Trump Brings Up Question of Remittances to Mexico

By David North on April 5, 2016

In his usual oafish way, Donald Trump has brought a usually ignored aspect of immigration economics to the fore: the outward flow of remittances to Mexico and other nations, and how those transfer payments harm the American economy.

Trump has proposed to block all such transfers to Mexico until Mexico agrees to pony up $5 billion to build his wall. He sets the amount at about $25 billion a year to Mexico; about an equal amount goes to other nations.

While it is useful that The Donald has raised the remittances issue, he has used a sledgehammer when a more precise tool would be more effective.

The notion of blocking all wire transfers of money from Mexican nationals here to their relatives in Mexico is a non-starter. There are plenty of less convenient ways to transfer money, such as travelers carrying cash, sending moneys by mail, or figuring out tri-cornered schemes. (In the last mentioned, one would send money to a middleman in, say, Panama, and that person would forward the money to Mexico.) All of these techniques would be used immediately if Congress voted to block the wire transfers.

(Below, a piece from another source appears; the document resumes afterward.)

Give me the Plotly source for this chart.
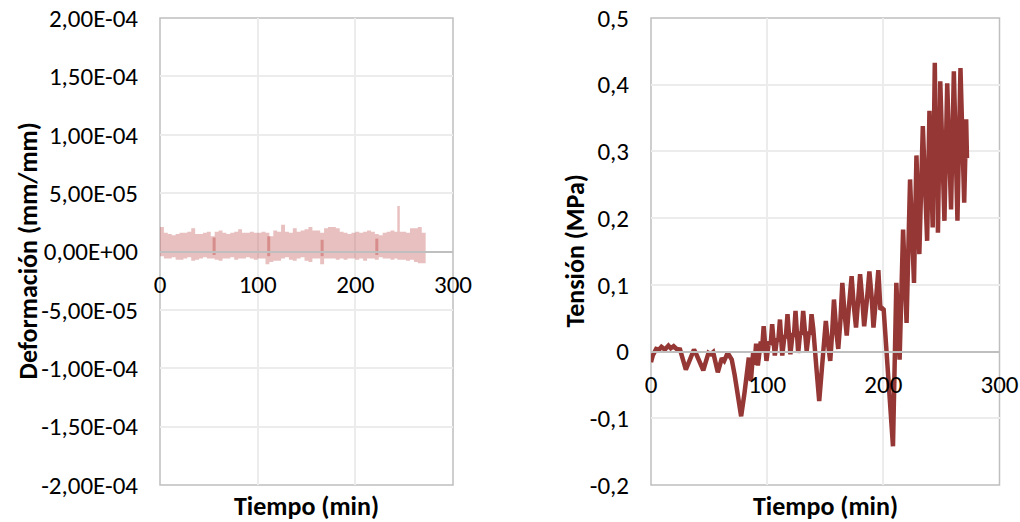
import plotly.graph_objects as go

# ---------------- data ----------------
# Left chart: strain noise band (upper / lower envelope), mm/mm
strain_t = [0, 4, 8, 12, 16, 20, 24, 28, 32, 36, 40, 44, 48, 52, 56, 60, 64, 68,
            72, 76, 80, 84, 88, 92, 96, 100, 104, 108, 112, 116, 120, 124, 128,
            132, 136, 140, 144, 148, 152, 156, 160, 164, 168, 172, 176, 180, 184,
            188, 192, 196, 200, 204, 208, 212, 216, 220, 224, 228, 232, 236, 240,
            243, 245.5, 248, 252, 256, 260, 264, 268, 272]
strain_upper = [2.1e-5, 1.6e-5, 1.5e-5, 1.4e-5, 1.5e-5, 1.6e-5, 1.6e-5, 1.7e-5, 2.0e-5,
                1.5e-5, 1.5e-5, 1.6e-5, 1.7e-5, 1.3e-5, 1.7e-5, 1.8e-5, 1.6e-5, 1.5e-5,
                1.6e-5, 1.7e-5, 1.9e-5, 1.6e-5, 1.6e-5, 1.7e-5, 1.6e-5, 1.6e-5, 1.7e-5,
                1.6e-5, 1.3e-5, 1.8e-5, 1.7e-5, 2.3e-5, 1.7e-5, 1.6e-5, 2.0e-5, 1.7e-5,
                1.8e-5, 1.9e-5, 2.1e-5, 1.8e-5, 1.8e-5, 1.6e-5, 2.0e-5, 2.1e-5, 2.1e-5,
                2.0e-5, 1.7e-5, 1.6e-5, 1.5e-5, 1.6e-5, 1.7e-5, 1.6e-5, 1.7e-5, 1.8e-5,
                1.7e-5, 1.5e-5, 1.4e-5, 1.6e-5, 1.7e-5, 1.8e-5, 1.7e-5,
                3.9e-5, 1.7e-5, 1.7e-5, 1.6e-5, 2.0e-5, 2.0e-5, 2.1e-5, 1.6e-5, 1.3e-5]
strain_lower = [-0.4e-5, -0.6e-5, -0.6e-5, -0.5e-5, -0.7e-5, -0.7e-5, -0.6e-5, -0.5e-5,
                -0.8e-5, -0.7e-5, -0.6e-5, -0.5e-5, -0.6e-5, -0.6e-5, -0.7e-5, -0.8e-5,
                -0.6e-5, -0.6e-5, -0.5e-5, -0.7e-5, -0.6e-5, -0.6e-5, -0.5e-5, -0.6e-5,
                -0.7e-5, -0.6e-5, -0.6e-5, -1.1e-5, -0.9e-5, -0.8e-5, -0.8e-5, -0.6e-5,
                -0.5e-5, -0.7e-5, -0.8e-5, -0.6e-5, -0.5e-5, -0.8e-5, -0.9e-5, -0.6e-5,
                -0.6e-5, -1.1e-5, -0.6e-5, -0.6e-5, -0.6e-5, -0.7e-5, -0.6e-5, -0.7e-5,
                -0.6e-5, -0.6e-5, -0.7e-5, -0.6e-5, -0.8e-5, -0.6e-5, -0.6e-5, -0.7e-5,
                -0.5e-5, -0.6e-5, -0.6e-5, -0.7e-5, -0.6e-5,
                -0.7e-5, -0.7e-5, -0.7e-5, -0.8e-5, -0.7e-5, -0.9e-5, -1.0e-5, -1.0e-5, -0.7e-5]
# darker overlapping strokes inside the band
dark_t = [55.4, 111.3, 166.0, 222.0]
dark_top = [1.2e-5, 1.3e-5, 1.0e-5, 1.1e-5]
dark_bottom = [-0.3e-5, -0.4e-5, -0.4e-5, -0.3e-5]

# Right chart: stress (MPa) vs time (min)
stress_t = [0, 1.5, 4.5, 7, 9, 12, 15, 17, 19.5, 22, 25, 27.5, 30, 33.5, 37, 39, 41, 45,
            49.5, 51.5, 53.5, 57.5, 61, 63, 66, 69.5, 72, 74, 77.6, 80.5, 82.5, 84.2,
            86, 88, 89, 90.5, 92, 94.5, 95.5, 97, 99.4, 101.5, 103, 104.3, 106.6,
            108.5, 109.5, 111, 113, 115, 116, 117.5, 120, 122, 123, 124.4, 126.7,
            128.5, 129.5, 131, 134, 136, 137, 138.2, 139.7, 141, 142.5, 144.8, 146.8,
            148.5, 150.5, 152.5, 154.3, 156, 157.5, 159.5, 161.2, 163, 164.7, 166.5,
            168.5, 170.5, 172.7, 174.5, 176.5, 178, 180, 182, 183.5, 186, 188, 190,
            191.5, 194, 195.7, 197.5, 199, 200.3, 203.2, 206, 208.3, 211.2, 214, 217,
            220, 223, 224.5, 226.4, 228.5, 229.5, 231, 234, 235.5, 237.7, 239.7, 241,
            242.5, 244.3, 245.5, 246.2, 247, 249, 250.5, 252.6, 255, 256.5, 258.3,
            260.7, 262, 263.8, 266.4, 268, 269.6, 271.3, 272]
stress_v = [-0.016, -0.006, 0.004, 0.003, 0.007, 0.003, 0.009, 0.005, 0.008, 0.004, 0.003,
            -0.012, -0.027, -0.012, 0.003, -0.004, -0.012, -0.028, -0.002, -0.004, -0.001,
            -0.031, -0.010, -0.014, -0.002, -0.012, -0.035, -0.057, -0.097, -0.062, -0.032,
            -0.009, -0.044, 0.000, -0.020, 0.012, -0.021, 0.015, 0.000, 0.038, -0.014,
            0.015, 0.010, 0.041, -0.006, 0.020, 0.015, 0.048, -0.006, 0.025, 0.020, 0.056,
            -0.004, 0.028, 0.022, 0.061, -0.002, 0.030, 0.025, 0.061, 0.001, 0.030, 0.025,
            0.056, 0.034, 0.000, -0.027, -0.074, -0.037, -0.005, 0.046, 0.010, -0.014,
            0.030, 0.078, 0.030, 0.004, 0.045, 0.103, 0.060, 0.024, 0.070, 0.113, 0.070,
            0.036, 0.070, 0.116, 0.075, 0.038, 0.080, 0.120, 0.080, 0.036, 0.085, 0.122,
            0.063, 0.065, 0.063, -0.012, -0.082, -0.142, 0.103, -0.012, 0.183, 0.043,
            0.258, 0.180, 0.103, 0.294, 0.220, 0.146, 0.338, 0.250, 0.166, 0.361, 0.280,
            0.186, 0.433, 0.250, 0.330, 0.178, 0.405, 0.290, 0.196, 0.402, 0.300, 0.213,
            0.420, 0.310, 0.196, 0.425, 0.300, 0.223, 0.348, 0.290]

strain_ticks = [-2e-4, -1.5e-4, -1e-4, -5e-5, 0, 5e-5, 1e-4, 1.5e-4, 2e-4]
strain_ticktext = ["-2,00E-04", "-1,50E-04", "-1,00E-04", "-5,00E-05", "0,00E+00",
                   "5,00E-05", "1,00E-04", "1,50E-04", "2,00E-04"]
stress_ticks = [-0.2, -0.1, 0, 0.1, 0.2, 0.3, 0.4, 0.5]
stress_ticktext = ["-0,2", "-0,1", "0", "0,1", "0,2", "0,3", "0,4", "0,5"]
time_ticks = [0, 100, 200, 300]
time_ticktext = ["0", "100", "200", "300"]

# ---------------- layout constants ----------------
W, H = 1020, 522
FONT = "Carlito, Calibri, Lato, sans-serif"
left_dom = [160 / W, 453 / W]
right_dom = [651 / W, 999.5 / W]
y_dom = [1 - 485 / H, 1 - 18 / H]
strain_range = [-2e-4, 2e-4]
stress_range = [-0.2, 0.5]
time_range = [0, 300]
GRID = "#ececec"
AXIS = "#bfbfbf"


def zero_pos(rng):
    return y_dom[0] + (0 - rng[0]) / (rng[1] - rng[0]) * (y_dom[1] - y_dom[0])


fig = go.Figure()

# Left band
fig.add_trace(go.Scatter(x=strain_t, y=strain_lower, mode="lines", line=dict(width=0, shape="hv"),
                         hoverinfo="skip", showlegend=False, xaxis="x", yaxis="y"))
fig.add_trace(go.Scatter(x=strain_t, y=strain_upper, mode="lines", line=dict(width=0, shape="hv"),
                         fill="tonexty", fillcolor="rgba(192,80,77,0.36)",
                         showlegend=False, xaxis="x", yaxis="y"))
dx, dy = [], []
for t, a, b in zip(dark_t, dark_top, dark_bottom):
    dx += [t, t, None]
    dy += [a, b, None]
fig.add_trace(go.Scatter(x=dx, y=dy, mode="lines", line=dict(width=3, color="rgba(192,80,77,0.45)"),
                         showlegend=False, xaxis="x", yaxis="y"))

# Right line
fig.add_trace(go.Scatter(x=stress_t, y=stress_v, mode="lines",
                         line=dict(width=4.5, color="#953735"),
                         showlegend=False, xaxis="x2", yaxis="y2"))

tickfont = dict(family=FONT, size=25, color="#000000")
xcommon = dict(range=time_range, tickvals=time_ticks, ticktext=time_ticktext, showgrid=True,
               gridcolor=GRID, gridwidth=1.5, zeroline=False, showline=True, linecolor=AXIS,
               linewidth=1.5, ticks="", tickfont=tickfont, ticklabelstandoff=11, anchor="free",
               automargin=False)
ycommon = dict(showgrid=True, gridcolor=GRID, gridwidth=1.5, zeroline=False, showline=False,
               ticks="", tickfont=tickfont, ticklabelstandoff=21, domain=y_dom, automargin=False)

fig.update_layout(
    width=W, height=H, margin=dict(l=0, r=0, t=0, b=0, autoexpand=False),
    paper_bgcolor="white", plot_bgcolor="white",
    xaxis=dict(domain=left_dom, position=zero_pos(strain_range), **xcommon),
    yaxis=dict(range=strain_range, tickvals=strain_ticks, ticktext=strain_ticktext,
               anchor="x", **ycommon),
    xaxis2=dict(domain=right_dom, position=zero_pos(stress_range), **xcommon),
    yaxis2=dict(range=stress_range, tickvals=stress_ticks, ticktext=stress_ticktext,
                anchor="x2", **ycommon),
)

# plot-area borders
for xr, yr in [("x domain", "y domain"), ("x2 domain", "y2 domain")]:
    fig.add_shape(type="rect", xref=xr, yref=yr, x0=0, x1=1, y0=0, y1=1,
                  line=dict(color=AXIS, width=1.5), layer="below")

titlefont = dict(family=FONT, size=26, color="#000000")
common_ann = dict(xref="paper", yref="paper", showarrow=False, font=titlefont,
                  xanchor="center", yanchor="middle")
fig.add_annotation(text="<b>Tiempo (min)</b>", x=sum(left_dom) / 2, y=1 - 506 / H, **common_ann)
fig.add_annotation(text="<b>Tiempo (min)</b>", x=sum(right_dom) / 2, y=1 - 506 / H, **common_ann)
fig.add_annotation(text="<b>Deformación (mm/mm)</b>", x=28 / W, y=sum(y_dom) / 2,
                   textangle=-90, **common_ann)
fig.add_annotation(text="<b>Tensión (MPa)</b>", x=575 / W, y=sum(y_dom) / 2,
                   textangle=-90, **common_ann)

fig.write_html("out.html")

As we suggested in a blog post earlier this year, it would be far better to tax the remittances, at say a 2 percent rate, with the transfer fee being a potential income tax credit, as Oklahoma has done (at a 1 percent rate). This is something that actually could be done, and it would bring a billion dollars a year into the Treasury while setting up a series of records that state and federal tax officials could use to collect the income taxes that should be paid by illegal aliens and other remittance senders.

In turn, if more illegal aliens had to pay their income taxes, fewer of them would stay in the United States, so a 2 percent fee on remittances would not only help the Treasury, it would have other useful outcomes as well.